Aim of the exercise
Search the material below for the string "code" and list each line that holds it.

Records provided
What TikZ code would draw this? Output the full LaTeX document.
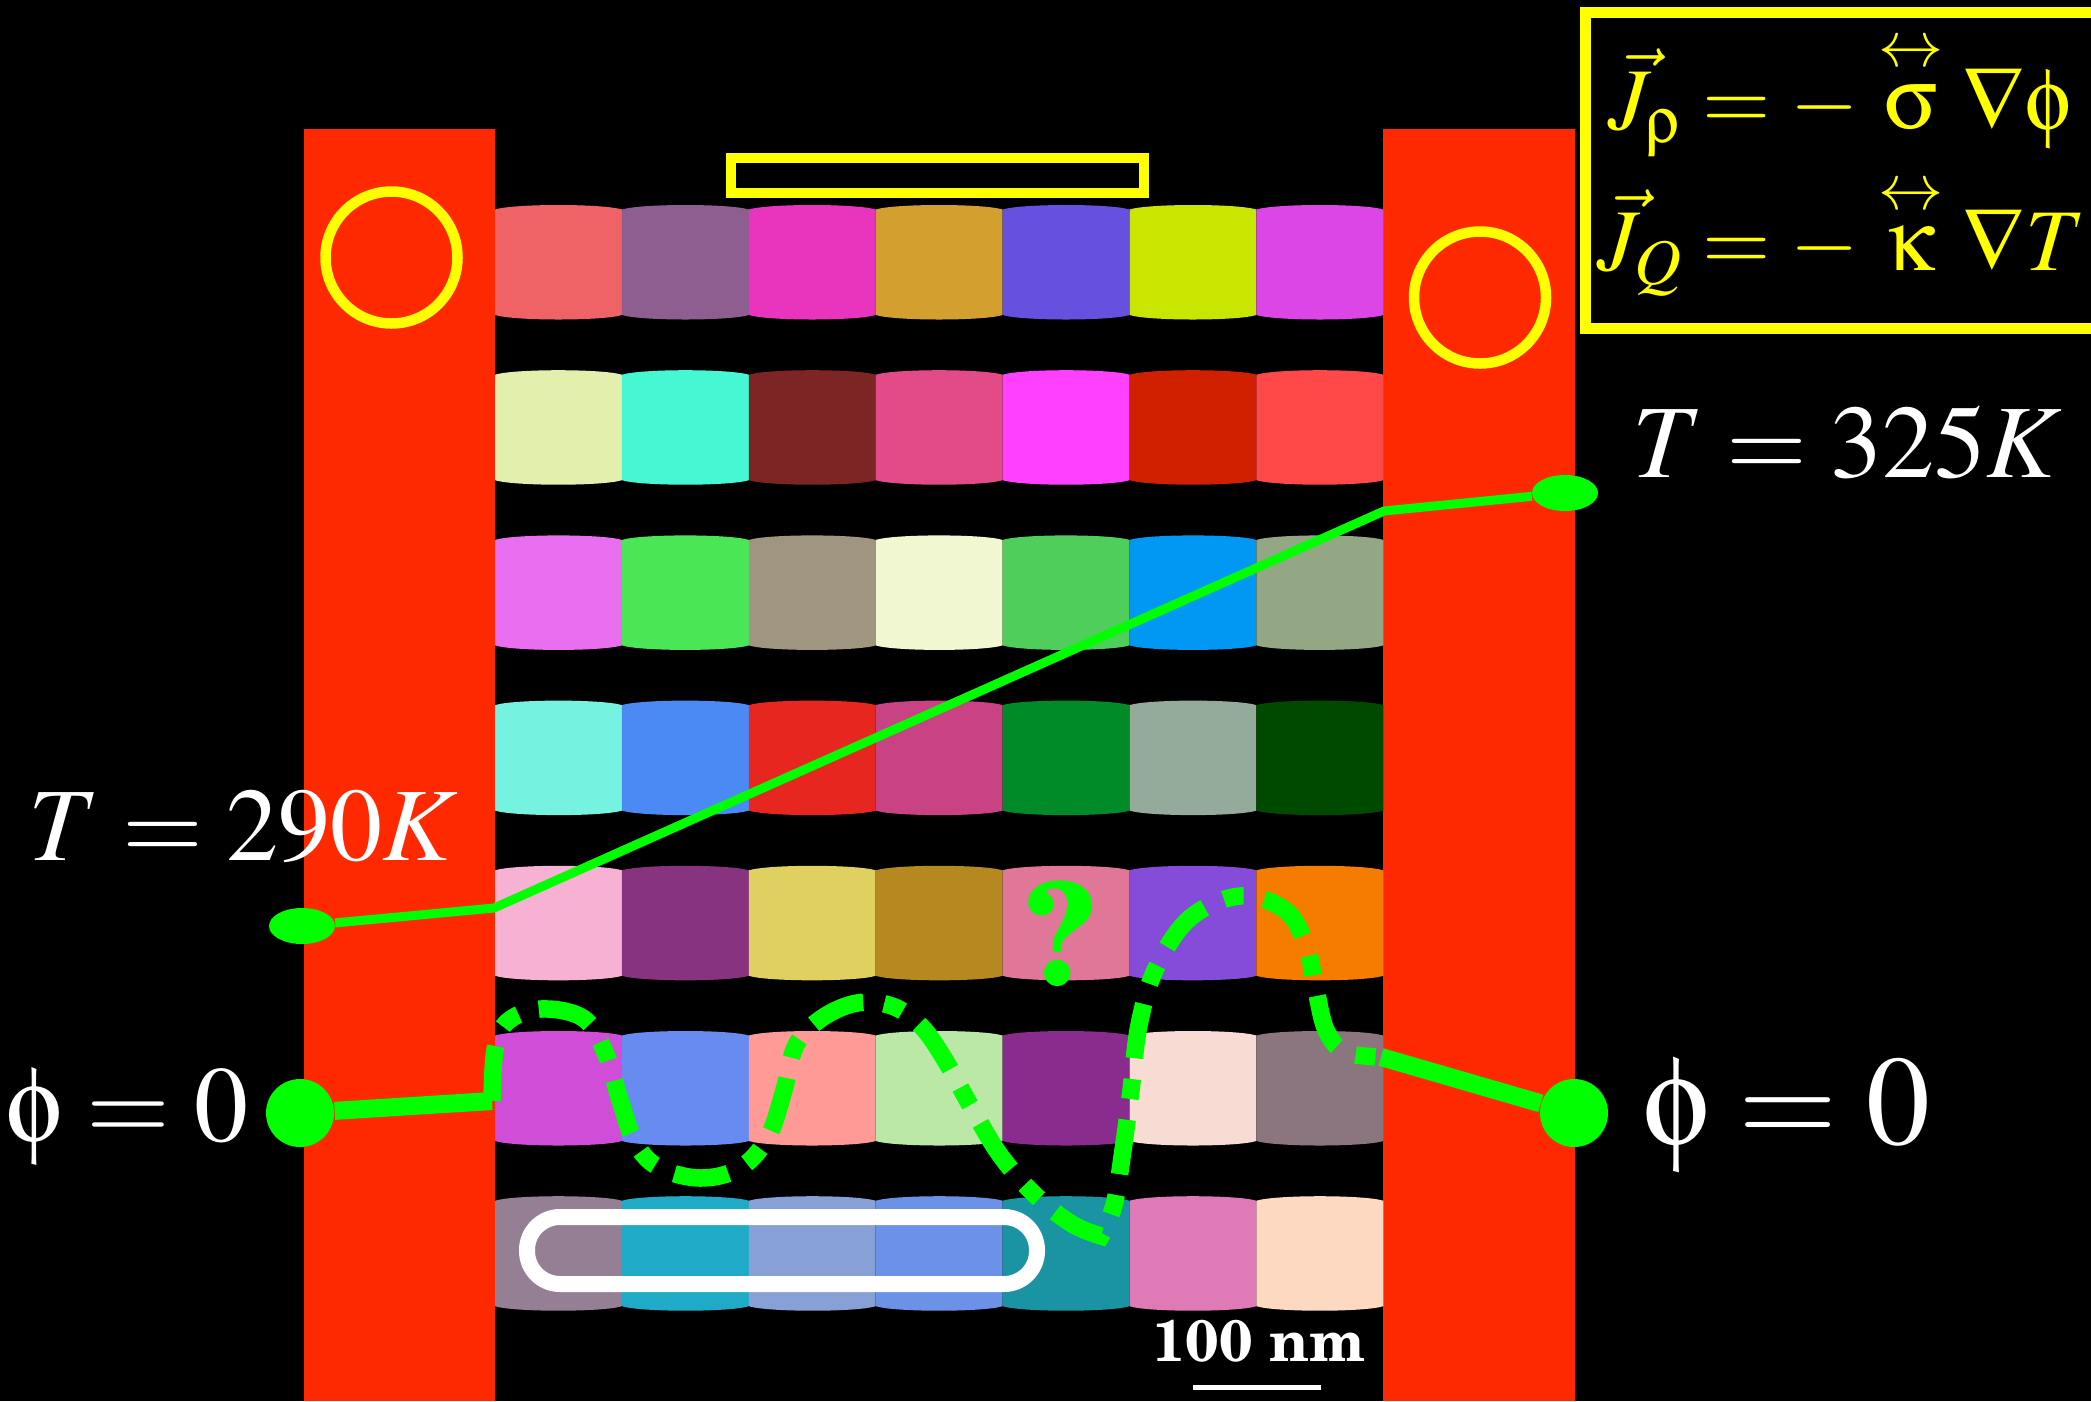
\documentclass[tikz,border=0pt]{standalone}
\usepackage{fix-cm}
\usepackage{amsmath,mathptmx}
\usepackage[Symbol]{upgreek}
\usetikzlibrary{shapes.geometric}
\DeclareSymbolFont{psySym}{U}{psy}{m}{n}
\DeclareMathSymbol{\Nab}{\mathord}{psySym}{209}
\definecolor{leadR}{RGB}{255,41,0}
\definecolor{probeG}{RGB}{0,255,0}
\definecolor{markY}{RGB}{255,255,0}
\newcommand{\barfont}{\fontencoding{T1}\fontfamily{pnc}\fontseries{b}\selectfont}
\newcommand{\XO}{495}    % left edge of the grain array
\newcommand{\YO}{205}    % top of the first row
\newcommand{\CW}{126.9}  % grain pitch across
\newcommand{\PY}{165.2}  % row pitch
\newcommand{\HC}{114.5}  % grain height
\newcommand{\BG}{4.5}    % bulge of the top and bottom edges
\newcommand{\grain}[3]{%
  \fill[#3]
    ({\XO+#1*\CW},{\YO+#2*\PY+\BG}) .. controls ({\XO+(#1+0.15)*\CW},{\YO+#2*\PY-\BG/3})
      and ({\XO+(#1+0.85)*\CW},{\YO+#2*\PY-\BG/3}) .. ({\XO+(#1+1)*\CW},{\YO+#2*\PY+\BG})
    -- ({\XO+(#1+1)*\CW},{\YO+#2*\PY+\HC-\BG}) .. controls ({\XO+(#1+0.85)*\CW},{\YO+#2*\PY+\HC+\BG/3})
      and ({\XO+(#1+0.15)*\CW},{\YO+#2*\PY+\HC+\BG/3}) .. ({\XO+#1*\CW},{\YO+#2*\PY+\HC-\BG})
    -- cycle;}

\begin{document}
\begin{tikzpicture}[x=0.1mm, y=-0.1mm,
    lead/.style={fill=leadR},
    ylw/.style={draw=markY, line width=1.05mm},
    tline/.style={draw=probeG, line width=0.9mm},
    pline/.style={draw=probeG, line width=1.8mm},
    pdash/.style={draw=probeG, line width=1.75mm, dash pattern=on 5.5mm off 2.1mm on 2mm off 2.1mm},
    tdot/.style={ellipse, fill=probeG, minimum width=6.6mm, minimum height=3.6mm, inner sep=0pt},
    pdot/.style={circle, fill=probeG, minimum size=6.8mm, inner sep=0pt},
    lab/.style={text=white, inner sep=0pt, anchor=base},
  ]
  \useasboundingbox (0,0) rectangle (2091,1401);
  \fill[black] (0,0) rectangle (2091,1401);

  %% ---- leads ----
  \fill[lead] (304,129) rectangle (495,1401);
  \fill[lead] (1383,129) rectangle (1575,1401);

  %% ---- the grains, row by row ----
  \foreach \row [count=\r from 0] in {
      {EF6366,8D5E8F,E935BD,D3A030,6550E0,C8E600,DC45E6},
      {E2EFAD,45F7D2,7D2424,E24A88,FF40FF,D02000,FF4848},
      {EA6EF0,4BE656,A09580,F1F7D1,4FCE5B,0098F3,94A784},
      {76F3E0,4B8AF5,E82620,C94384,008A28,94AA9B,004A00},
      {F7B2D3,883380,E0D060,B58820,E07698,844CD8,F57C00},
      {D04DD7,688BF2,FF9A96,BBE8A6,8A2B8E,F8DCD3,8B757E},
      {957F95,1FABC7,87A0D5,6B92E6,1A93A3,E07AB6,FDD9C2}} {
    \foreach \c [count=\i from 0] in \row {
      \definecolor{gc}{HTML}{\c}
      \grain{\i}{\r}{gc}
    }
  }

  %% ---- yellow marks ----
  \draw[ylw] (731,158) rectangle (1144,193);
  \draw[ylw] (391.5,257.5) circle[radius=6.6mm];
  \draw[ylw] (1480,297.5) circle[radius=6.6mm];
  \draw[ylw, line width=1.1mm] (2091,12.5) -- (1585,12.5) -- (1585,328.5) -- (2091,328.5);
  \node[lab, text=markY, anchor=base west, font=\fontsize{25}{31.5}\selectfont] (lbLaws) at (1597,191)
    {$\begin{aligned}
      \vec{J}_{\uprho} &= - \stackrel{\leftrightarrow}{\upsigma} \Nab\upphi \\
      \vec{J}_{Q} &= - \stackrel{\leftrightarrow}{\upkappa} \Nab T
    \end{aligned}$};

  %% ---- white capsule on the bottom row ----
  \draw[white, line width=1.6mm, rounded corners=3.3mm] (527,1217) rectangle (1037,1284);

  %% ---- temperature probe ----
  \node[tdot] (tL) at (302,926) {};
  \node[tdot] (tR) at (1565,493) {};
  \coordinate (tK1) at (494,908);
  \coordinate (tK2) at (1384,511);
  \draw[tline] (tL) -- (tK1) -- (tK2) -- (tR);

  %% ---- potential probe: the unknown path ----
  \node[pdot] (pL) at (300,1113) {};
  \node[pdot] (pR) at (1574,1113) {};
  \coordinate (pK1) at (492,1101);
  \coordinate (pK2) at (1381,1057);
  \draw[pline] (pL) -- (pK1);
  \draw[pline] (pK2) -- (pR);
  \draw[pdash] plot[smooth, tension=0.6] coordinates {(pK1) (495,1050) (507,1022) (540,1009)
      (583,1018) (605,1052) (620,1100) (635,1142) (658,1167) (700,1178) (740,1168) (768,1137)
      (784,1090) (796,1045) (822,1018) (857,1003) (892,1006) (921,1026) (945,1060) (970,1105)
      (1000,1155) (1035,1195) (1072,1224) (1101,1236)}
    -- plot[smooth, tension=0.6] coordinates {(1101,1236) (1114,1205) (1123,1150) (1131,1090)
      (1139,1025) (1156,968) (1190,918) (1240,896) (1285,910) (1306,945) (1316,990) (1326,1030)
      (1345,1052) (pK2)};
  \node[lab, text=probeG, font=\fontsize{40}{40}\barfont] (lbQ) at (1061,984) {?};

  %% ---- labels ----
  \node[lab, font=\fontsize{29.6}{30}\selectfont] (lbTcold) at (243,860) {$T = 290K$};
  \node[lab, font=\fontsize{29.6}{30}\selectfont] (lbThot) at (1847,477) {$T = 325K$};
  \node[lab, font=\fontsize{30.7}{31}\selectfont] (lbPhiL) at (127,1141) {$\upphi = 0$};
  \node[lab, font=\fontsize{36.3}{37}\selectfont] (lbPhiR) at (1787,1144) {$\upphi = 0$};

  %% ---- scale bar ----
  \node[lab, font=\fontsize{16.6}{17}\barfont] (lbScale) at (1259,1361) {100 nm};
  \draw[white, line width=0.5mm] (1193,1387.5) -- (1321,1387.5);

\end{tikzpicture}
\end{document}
==
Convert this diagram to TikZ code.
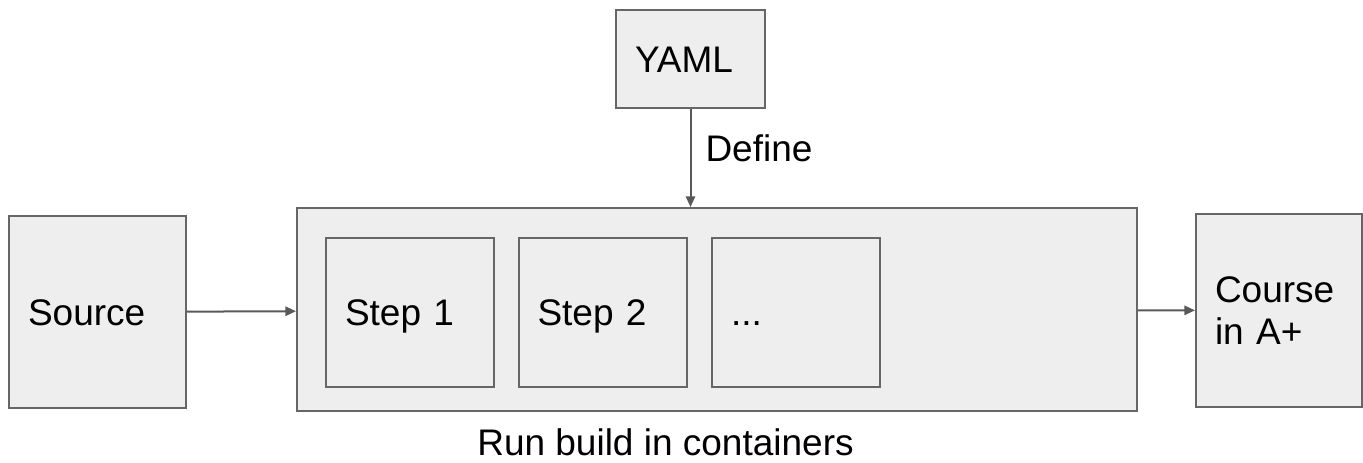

Expected output
What TikZ code would draw this? Output the full LaTeX document.
Convert this diagram to TikZ code.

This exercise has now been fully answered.